US defence secretary Lloyd Austin has sought to tamp down any discord between America and its allies over the massive leak of classified documents.
He addressed the subject in his opening remarks at a meeting on Friday between defence leaders from around the world to co-ordinate additional military aid to Ukraine.
The move underscored the gravity of the situation, since many of the documents distributed online revealed details on the status of the war in Ukraine and the ongoing delivery of weapons and other equipment to Ukrainian forces in battle — intelligence matters the other defence officials are keenly involved in.
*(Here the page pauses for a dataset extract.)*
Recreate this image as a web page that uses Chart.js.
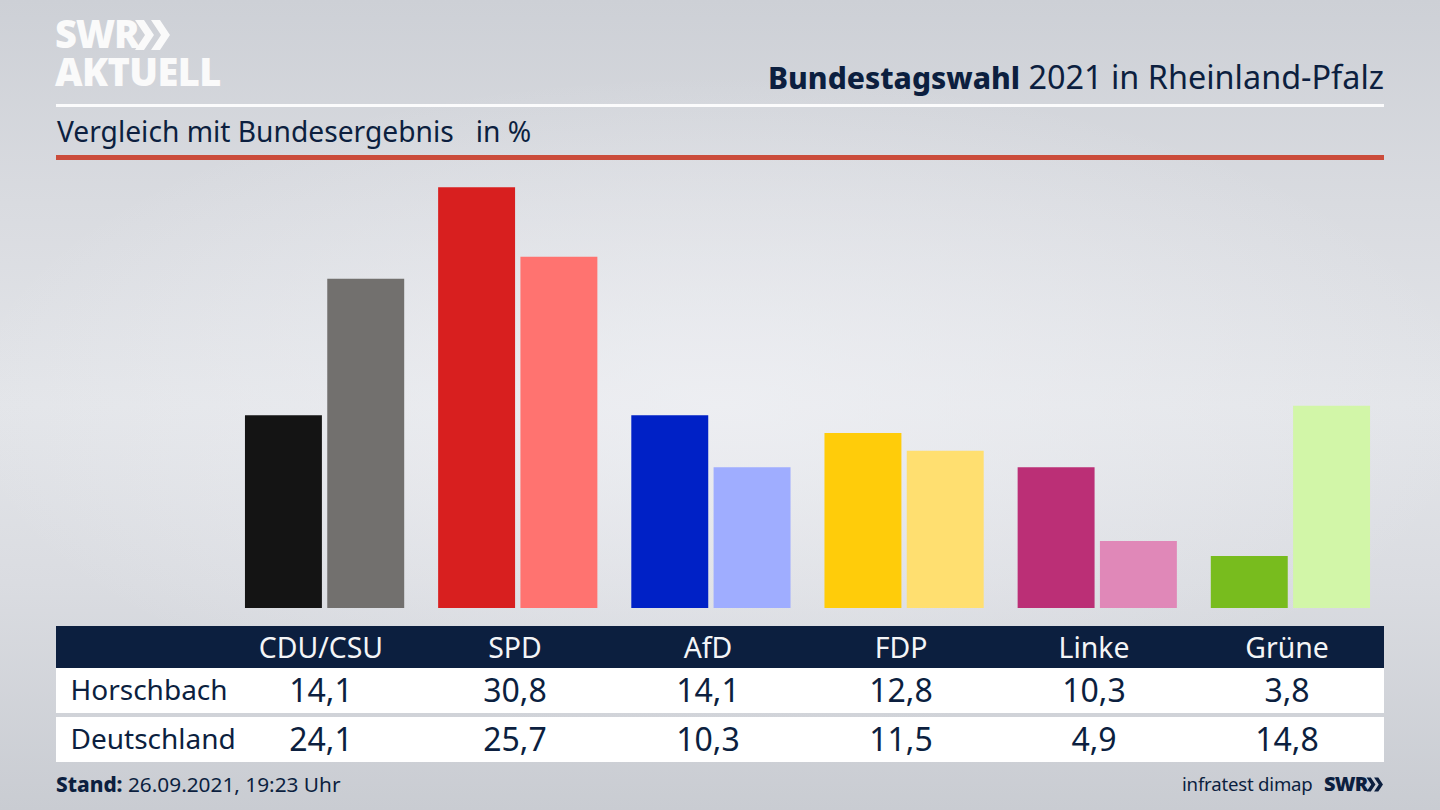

“I take this issue very seriously,” Mr Austin said at the start of the daylong session at Ramstein Air Base in Germany.
Mr Austin said he had spoken to allies and partners about the matter, adding: “I’ve been struck by your solidarity and your commitment to reject efforts to divide us.
“And we will not let anything fracture our unity.”
The meeting marks the one-year anniversary of the creation by Mr Austin of the Ukraine Defence Contact Group.
It is the 11th time the defence leaders have met to co-ordinate aid to the invaded country.
They have vowed to support Ukraine in its fight against Russian forces for as long as it takes.
But the document leaks pose a multi-pronged concern.
Some allies in the room may be more wary about sharing intelligence and other information with the US. fearing it might spill out to the public.
Others may worry that the US will clamp down on its own dissemination of intelligence involving the war, leaving them less informed.
The unease comes at a crucial time.
Ukrainian leaders are gearing up for the launch of a spring counteroffensive to try and take back territory gained by the Russians, hoping to give Kyiv a stronger position if the warring sides try to negotiate peace.
So far, Mr Austin and others have insisted the intelligence leak has not driven a wedge between the US and its allies and partners.
But the breach exposing closely held intelligence has sparked international concern and raised fresh questions about America’s ability to safeguard its secrets.
US airman Jack Teixeira, a member of the Massachusetts Air National Guard, has been charged under the Espionage Act with unauthorised retention and transmission of classified national defence information.
He served as an information technology specialist and held a top secret security clearance, which gave him access to highly classified programmes.
Teixeira, 21, is accused of sharing highly classified military documents about Russia’s war in Ukraine and other top national security issues in a chat room on Discord, a social media platform that started as a hangout for gamers.
US air force leaders said earlier this week that they were investigating how a lone airman could access and distribute possibly hundreds of highly classified documents.
The air force has also taken away the intelligence mission from the Air National Guard 102nd Intelligence Wing based in Cape Cod, where Teixeira served, pending further review.